* GIVEN INSTRUCTION: Reproduce the lines of the material exactly, excluding every image.

* RECORD SET:
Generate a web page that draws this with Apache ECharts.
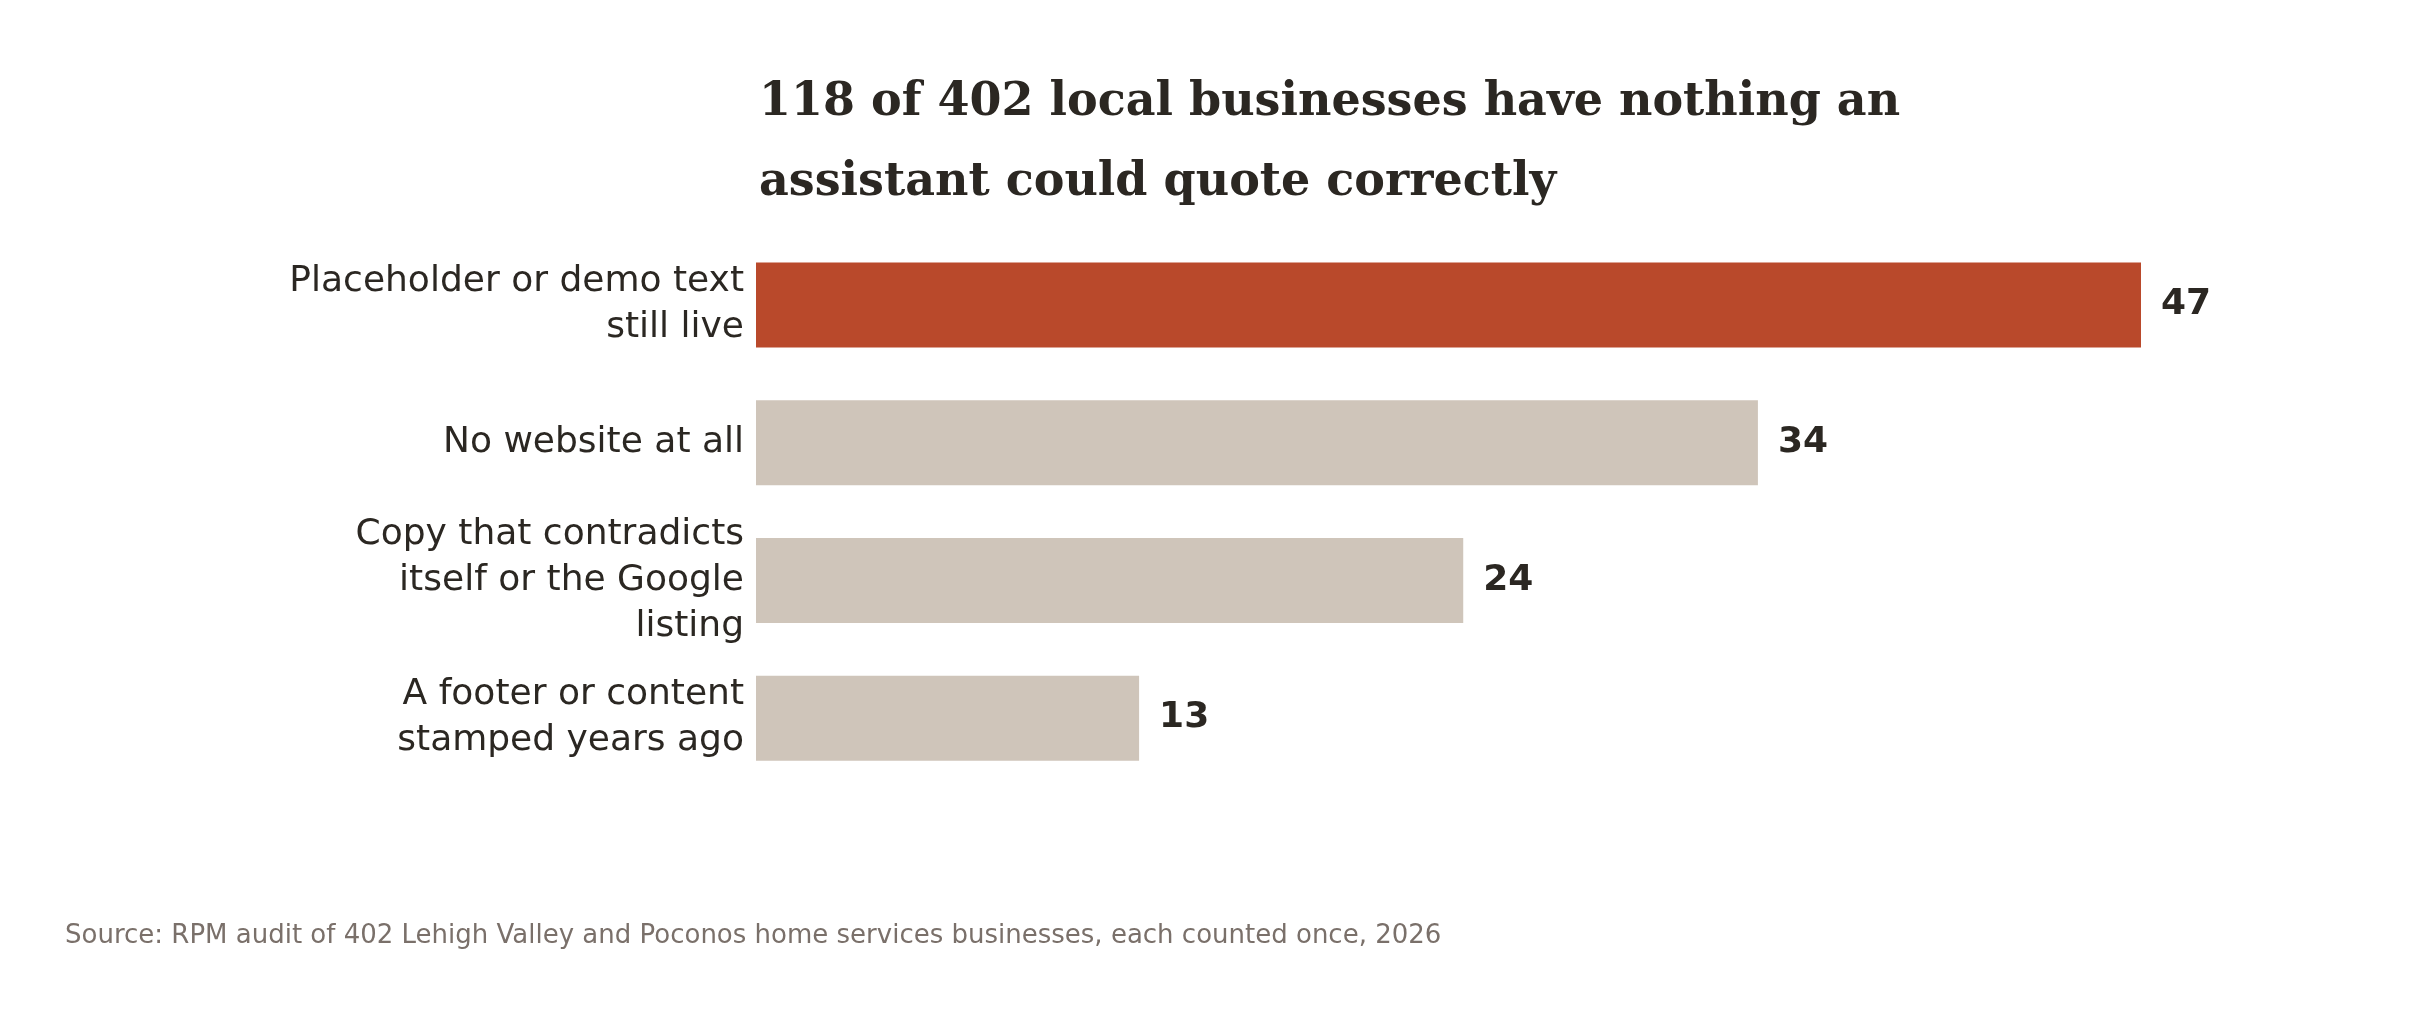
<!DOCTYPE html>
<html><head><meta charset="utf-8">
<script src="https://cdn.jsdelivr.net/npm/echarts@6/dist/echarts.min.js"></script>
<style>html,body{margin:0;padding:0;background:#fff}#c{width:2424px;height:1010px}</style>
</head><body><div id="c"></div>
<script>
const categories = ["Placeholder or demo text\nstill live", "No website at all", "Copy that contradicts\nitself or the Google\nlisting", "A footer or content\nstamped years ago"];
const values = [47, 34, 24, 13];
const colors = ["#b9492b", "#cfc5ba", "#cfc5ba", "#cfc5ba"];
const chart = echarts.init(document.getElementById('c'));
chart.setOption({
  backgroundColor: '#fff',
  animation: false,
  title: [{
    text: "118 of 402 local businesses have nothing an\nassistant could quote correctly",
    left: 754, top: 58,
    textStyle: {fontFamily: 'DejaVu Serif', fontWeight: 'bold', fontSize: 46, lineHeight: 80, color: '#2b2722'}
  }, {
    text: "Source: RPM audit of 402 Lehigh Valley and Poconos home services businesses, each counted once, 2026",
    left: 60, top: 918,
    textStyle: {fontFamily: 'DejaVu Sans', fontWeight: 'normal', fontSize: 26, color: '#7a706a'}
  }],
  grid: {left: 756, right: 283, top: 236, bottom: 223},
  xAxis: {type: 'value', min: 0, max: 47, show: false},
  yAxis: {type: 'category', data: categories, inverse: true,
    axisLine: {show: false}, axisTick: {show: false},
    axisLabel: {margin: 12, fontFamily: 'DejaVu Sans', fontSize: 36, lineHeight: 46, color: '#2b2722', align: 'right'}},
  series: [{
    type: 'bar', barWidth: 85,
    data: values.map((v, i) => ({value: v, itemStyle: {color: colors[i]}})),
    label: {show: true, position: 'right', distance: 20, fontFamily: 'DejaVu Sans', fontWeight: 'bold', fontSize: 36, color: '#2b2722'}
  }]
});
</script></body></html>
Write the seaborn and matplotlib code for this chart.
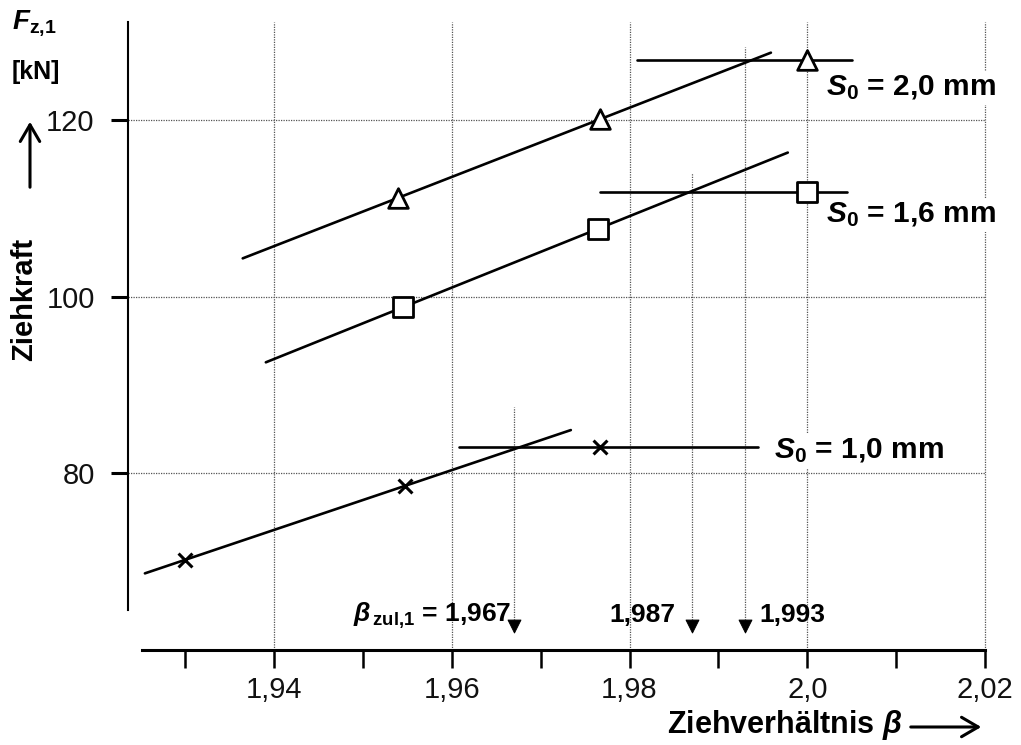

* SOLVED PROBLEM:
Generate a web page that draws this with Apache ECharts.
<!DOCTYPE html>
<html><head><meta charset="utf-8">
<script src="https://cdn.jsdelivr.net/npm/echarts@6/dist/echarts.min.js"></script>
<style>html,body{margin:0;padding:0;background:#fff}#c{width:2424px;height:1010px}</style>
</head><body><div id="c"></div>
<script>
const categories = ["Placeholder or demo text\nstill live", "No website at all", "Copy that contradicts\nitself or the Google\nlisting", "A footer or content\nstamped years ago"];
const values = [47, 34, 24, 13];
const colors = ["#b9492b", "#cfc5ba", "#cfc5ba", "#cfc5ba"];
const chart = echarts.init(document.getElementById('c'));
chart.setOption({
  backgroundColor: '#fff',
  animation: false,
  title: [{
    text: "118 of 402 local businesses have nothing an\nassistant could quote correctly",
    left: 754, top: 58,
    textStyle: {fontFamily: 'DejaVu Serif', fontWeight: 'bold', fontSize: 46, lineHeight: 80, color: '#2b2722'}
  }, {
    text: "Source: RPM audit of 402 Lehigh Valley and Poconos home services businesses, each counted once, 2026",
    left: 60, top: 918,
    textStyle: {fontFamily: 'DejaVu Sans', fontWeight: 'normal', fontSize: 26, color: '#7a706a'}
  }],
  grid: {left: 756, right: 283, top: 236, bottom: 223},
  xAxis: {type: 'value', min: 0, max: 47, show: false},
  yAxis: {type: 'category', data: categories, inverse: true,
    axisLine: {show: false}, axisTick: {show: false},
    axisLabel: {margin: 12, fontFamily: 'DejaVu Sans', fontSize: 36, lineHeight: 46, color: '#2b2722', align: 'right'}},
  series: [{
    type: 'bar', barWidth: 85,
    data: values.map((v, i) => ({value: v, itemStyle: {color: colors[i]}})),
    label: {show: true, position: 'right', distance: 20, fontFamily: 'DejaVu Sans', fontWeight: 'bold', fontSize: 36, color: '#2b2722'}
  }]
});
</script></body></html>
Write the seaborn and matplotlib code for this chart.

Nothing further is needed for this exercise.